Here is a really simple sample guideline to make sure all tests you run will be valuable. Each organization should build their own, but they will most likely be very similar:

  • At least 4 recipes
  • One success metric that is site wide, same as other tests, and directly tied to revenue
  • No more than 4 other metrics, and all of these must be site wide and used in multiple tests
  • Everyone in agreement on how to act with results
  • Everyone prepared to do a follow-up test based on the outcome
  • At least 7 segments and no more than 20, with each segment at least 5-7% of your population and all must have a comparable segment
  • If interested in targeting, test must be open to larger population and use segments to either confirm beliefs or to prove yourself wrong. (e.g. if I want to target to Facebook users, I should serve the same experiences to all users and if I am right, then the content I have for Facebook users will be the highest performer for my Facebook segment).

One of the most important things that an optimization program can do is make sure that all tests follow a similar framework. Success in the long run follows from how you approach the problem, not by the outcome of a specific action. You will notice that in no point here is the focus on the creation of test ideas, which is where most people spend way too much time. Any test idea is only as good as the system by which you evaluate it.
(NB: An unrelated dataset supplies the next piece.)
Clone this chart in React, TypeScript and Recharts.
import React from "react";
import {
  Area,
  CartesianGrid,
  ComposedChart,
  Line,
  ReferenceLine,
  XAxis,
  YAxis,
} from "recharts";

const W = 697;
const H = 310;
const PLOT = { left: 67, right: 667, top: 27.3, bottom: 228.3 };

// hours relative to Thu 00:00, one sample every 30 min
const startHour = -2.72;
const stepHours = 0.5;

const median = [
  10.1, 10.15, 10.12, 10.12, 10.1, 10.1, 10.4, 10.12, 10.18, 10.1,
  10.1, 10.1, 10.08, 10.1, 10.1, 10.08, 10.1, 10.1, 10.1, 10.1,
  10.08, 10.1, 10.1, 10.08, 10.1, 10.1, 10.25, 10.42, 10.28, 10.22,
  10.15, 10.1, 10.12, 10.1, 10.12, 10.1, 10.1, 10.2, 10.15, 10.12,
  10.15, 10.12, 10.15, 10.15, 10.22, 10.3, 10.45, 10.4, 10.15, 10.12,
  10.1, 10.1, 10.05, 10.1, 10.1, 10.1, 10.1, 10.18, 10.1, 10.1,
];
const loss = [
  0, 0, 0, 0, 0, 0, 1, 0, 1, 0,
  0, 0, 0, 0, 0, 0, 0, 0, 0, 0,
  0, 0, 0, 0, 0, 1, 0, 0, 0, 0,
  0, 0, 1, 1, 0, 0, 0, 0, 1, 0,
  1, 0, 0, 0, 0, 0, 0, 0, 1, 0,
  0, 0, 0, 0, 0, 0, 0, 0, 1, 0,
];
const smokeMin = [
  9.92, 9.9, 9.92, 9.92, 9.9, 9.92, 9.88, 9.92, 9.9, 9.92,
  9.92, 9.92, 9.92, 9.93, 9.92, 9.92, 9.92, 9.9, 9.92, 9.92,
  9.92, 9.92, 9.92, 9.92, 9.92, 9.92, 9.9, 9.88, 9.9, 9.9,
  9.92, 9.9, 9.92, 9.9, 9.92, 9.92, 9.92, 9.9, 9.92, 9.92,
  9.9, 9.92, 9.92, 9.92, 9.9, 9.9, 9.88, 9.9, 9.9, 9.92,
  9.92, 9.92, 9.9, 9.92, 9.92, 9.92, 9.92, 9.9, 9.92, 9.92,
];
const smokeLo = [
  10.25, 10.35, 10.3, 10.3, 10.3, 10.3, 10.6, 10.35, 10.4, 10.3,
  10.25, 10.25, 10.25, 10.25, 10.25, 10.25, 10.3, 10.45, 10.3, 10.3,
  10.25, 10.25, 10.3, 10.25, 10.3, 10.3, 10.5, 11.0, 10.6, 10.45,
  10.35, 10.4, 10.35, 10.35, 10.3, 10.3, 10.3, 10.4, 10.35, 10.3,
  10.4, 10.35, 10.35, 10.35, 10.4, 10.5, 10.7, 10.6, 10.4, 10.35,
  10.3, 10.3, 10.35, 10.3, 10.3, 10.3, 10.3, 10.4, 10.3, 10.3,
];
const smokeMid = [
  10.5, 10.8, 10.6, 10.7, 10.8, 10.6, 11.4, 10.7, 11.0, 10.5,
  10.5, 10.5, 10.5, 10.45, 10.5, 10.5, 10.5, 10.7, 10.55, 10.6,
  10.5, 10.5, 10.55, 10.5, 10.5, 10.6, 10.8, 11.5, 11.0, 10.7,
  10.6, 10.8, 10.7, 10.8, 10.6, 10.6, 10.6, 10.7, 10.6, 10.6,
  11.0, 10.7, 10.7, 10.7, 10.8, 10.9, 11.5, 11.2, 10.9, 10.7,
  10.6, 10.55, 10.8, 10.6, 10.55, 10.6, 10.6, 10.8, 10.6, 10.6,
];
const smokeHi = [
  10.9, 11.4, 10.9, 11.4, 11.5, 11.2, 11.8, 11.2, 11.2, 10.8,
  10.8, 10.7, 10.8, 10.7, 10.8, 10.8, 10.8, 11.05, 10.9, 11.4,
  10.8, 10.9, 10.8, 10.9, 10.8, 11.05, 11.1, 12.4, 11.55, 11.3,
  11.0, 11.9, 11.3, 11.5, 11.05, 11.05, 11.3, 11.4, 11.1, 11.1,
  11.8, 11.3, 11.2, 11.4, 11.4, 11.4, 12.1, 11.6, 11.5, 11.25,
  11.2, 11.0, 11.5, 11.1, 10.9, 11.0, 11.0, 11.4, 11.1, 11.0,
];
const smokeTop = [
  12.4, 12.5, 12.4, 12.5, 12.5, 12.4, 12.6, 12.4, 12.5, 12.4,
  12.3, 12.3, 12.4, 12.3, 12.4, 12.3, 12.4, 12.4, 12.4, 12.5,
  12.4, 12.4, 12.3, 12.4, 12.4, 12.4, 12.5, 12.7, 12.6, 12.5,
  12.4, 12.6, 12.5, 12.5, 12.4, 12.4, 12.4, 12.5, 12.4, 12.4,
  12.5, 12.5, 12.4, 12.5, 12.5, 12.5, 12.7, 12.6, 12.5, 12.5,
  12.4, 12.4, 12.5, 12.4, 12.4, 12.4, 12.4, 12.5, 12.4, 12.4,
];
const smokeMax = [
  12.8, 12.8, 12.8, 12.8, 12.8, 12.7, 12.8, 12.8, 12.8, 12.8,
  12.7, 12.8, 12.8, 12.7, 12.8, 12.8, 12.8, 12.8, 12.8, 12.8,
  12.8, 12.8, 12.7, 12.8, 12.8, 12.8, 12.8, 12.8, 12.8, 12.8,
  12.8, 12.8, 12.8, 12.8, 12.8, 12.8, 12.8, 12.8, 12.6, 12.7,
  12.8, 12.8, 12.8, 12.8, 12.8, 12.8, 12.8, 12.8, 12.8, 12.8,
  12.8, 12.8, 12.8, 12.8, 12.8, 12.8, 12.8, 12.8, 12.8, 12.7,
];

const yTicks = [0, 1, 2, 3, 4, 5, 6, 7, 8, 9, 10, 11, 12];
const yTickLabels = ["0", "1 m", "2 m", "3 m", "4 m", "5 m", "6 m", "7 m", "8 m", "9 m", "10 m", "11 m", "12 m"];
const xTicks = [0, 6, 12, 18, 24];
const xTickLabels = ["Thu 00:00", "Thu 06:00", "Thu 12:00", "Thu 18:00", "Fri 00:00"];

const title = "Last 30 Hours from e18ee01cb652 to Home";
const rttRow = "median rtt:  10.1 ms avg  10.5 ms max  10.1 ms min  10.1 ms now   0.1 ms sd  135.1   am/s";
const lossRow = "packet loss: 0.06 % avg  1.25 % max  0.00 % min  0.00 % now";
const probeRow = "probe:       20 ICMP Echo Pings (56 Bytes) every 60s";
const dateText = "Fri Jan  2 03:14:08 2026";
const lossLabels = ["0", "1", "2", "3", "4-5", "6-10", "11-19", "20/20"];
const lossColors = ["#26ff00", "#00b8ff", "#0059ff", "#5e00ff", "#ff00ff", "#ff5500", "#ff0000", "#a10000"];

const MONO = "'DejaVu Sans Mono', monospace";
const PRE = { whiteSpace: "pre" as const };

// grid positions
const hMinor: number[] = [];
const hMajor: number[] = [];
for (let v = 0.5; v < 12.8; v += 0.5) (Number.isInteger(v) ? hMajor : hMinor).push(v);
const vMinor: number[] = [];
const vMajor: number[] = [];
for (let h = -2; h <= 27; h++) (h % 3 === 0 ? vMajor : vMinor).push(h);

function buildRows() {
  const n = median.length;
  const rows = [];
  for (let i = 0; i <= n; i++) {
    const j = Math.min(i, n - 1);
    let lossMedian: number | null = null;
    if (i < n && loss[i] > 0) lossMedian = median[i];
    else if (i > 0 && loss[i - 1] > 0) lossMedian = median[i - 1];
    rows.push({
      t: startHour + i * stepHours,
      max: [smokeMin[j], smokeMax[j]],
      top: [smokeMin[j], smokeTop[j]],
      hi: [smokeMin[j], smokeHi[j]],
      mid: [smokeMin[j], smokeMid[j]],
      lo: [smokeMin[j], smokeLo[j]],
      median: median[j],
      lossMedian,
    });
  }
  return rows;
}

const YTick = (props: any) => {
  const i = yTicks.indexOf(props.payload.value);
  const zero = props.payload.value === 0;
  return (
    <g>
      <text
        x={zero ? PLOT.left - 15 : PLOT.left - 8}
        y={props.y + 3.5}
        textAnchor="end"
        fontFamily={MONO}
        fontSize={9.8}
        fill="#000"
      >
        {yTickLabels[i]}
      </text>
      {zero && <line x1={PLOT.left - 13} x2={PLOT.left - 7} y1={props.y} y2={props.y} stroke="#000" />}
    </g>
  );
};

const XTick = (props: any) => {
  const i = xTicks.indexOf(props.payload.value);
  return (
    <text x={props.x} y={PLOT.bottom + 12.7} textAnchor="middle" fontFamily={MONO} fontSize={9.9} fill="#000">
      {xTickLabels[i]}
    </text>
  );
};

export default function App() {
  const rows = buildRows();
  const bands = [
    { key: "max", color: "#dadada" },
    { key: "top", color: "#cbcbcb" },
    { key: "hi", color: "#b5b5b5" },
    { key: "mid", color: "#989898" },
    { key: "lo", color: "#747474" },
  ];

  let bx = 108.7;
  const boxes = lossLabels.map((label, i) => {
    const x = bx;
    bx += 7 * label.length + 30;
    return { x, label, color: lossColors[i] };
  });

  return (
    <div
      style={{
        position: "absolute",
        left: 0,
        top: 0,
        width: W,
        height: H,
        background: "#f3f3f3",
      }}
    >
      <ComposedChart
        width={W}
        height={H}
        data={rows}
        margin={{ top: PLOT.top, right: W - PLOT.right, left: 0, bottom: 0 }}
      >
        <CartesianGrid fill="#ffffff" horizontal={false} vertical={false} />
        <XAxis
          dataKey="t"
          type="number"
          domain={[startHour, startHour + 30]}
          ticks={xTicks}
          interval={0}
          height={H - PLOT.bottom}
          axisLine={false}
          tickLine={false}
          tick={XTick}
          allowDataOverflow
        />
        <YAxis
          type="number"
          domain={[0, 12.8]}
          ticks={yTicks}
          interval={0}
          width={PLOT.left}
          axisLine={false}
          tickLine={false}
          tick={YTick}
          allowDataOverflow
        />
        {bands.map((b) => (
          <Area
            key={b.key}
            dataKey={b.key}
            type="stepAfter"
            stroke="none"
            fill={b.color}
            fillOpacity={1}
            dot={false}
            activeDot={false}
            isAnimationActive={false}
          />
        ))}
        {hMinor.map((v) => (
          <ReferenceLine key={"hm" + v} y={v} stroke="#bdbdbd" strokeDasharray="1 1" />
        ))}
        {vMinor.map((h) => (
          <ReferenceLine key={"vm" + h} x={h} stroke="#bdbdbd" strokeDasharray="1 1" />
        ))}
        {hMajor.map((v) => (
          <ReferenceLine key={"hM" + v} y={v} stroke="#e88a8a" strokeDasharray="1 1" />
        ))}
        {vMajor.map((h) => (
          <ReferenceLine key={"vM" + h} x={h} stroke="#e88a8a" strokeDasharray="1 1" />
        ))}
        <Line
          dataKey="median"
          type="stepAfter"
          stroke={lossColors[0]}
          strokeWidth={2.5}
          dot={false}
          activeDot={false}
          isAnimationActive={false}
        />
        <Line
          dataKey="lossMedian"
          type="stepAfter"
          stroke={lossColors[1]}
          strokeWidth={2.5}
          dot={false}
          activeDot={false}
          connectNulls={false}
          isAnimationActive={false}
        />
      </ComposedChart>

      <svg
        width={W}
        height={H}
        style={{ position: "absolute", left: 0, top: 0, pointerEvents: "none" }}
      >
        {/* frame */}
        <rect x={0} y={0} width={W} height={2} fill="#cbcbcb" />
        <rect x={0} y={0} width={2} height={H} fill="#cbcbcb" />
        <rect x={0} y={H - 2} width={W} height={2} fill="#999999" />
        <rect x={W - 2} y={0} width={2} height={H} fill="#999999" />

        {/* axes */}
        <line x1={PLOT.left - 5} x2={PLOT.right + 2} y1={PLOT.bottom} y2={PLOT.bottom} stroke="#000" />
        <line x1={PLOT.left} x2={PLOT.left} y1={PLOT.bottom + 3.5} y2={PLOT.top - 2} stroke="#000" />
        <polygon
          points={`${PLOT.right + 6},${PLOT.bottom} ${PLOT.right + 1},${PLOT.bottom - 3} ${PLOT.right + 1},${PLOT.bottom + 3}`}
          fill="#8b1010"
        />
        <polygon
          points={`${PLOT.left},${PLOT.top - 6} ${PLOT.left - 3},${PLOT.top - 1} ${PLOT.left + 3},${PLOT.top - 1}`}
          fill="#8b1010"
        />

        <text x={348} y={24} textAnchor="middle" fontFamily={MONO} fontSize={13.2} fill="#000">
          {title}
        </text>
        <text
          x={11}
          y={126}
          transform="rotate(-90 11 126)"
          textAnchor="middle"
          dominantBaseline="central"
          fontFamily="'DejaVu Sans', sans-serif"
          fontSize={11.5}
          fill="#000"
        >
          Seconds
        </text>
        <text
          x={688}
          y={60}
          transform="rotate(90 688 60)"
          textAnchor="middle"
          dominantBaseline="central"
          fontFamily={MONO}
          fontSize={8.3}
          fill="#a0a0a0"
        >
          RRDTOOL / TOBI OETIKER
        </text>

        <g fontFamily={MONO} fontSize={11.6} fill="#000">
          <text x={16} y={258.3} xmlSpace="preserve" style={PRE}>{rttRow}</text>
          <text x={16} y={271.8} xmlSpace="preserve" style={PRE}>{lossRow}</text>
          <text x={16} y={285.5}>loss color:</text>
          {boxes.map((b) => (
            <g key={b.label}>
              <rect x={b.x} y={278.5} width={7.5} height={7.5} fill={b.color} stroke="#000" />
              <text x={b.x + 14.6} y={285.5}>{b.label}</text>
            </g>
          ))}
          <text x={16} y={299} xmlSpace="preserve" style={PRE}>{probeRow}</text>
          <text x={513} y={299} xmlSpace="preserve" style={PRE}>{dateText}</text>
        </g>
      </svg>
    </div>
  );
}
Tests should never be about my idea versus yours, but instead about the discovery and exploitation of comparative information, where we can figure out what option is best, not if my idea is better than yours.
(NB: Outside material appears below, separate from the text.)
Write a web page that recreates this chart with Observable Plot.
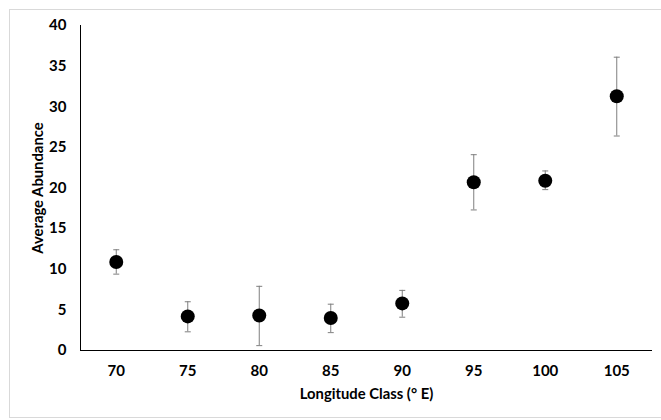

What variant won, whose idea was it, and generating test ideas are some of the biggest red herrings in testing programs. You have to be able to move the conversation away from the inputs, and instead focus people on the creation of a valuable system by which you filter all of that noise. Do not let yourself get caught in a trap of being reactive, instead proactively reach out and help groups understand how vital it is that we follow this type of framework.

Change the conversation, change how you measure success, and others will follow. Keep having the same conversation or let others dictate how you are going to act, and you will never be able to prove success.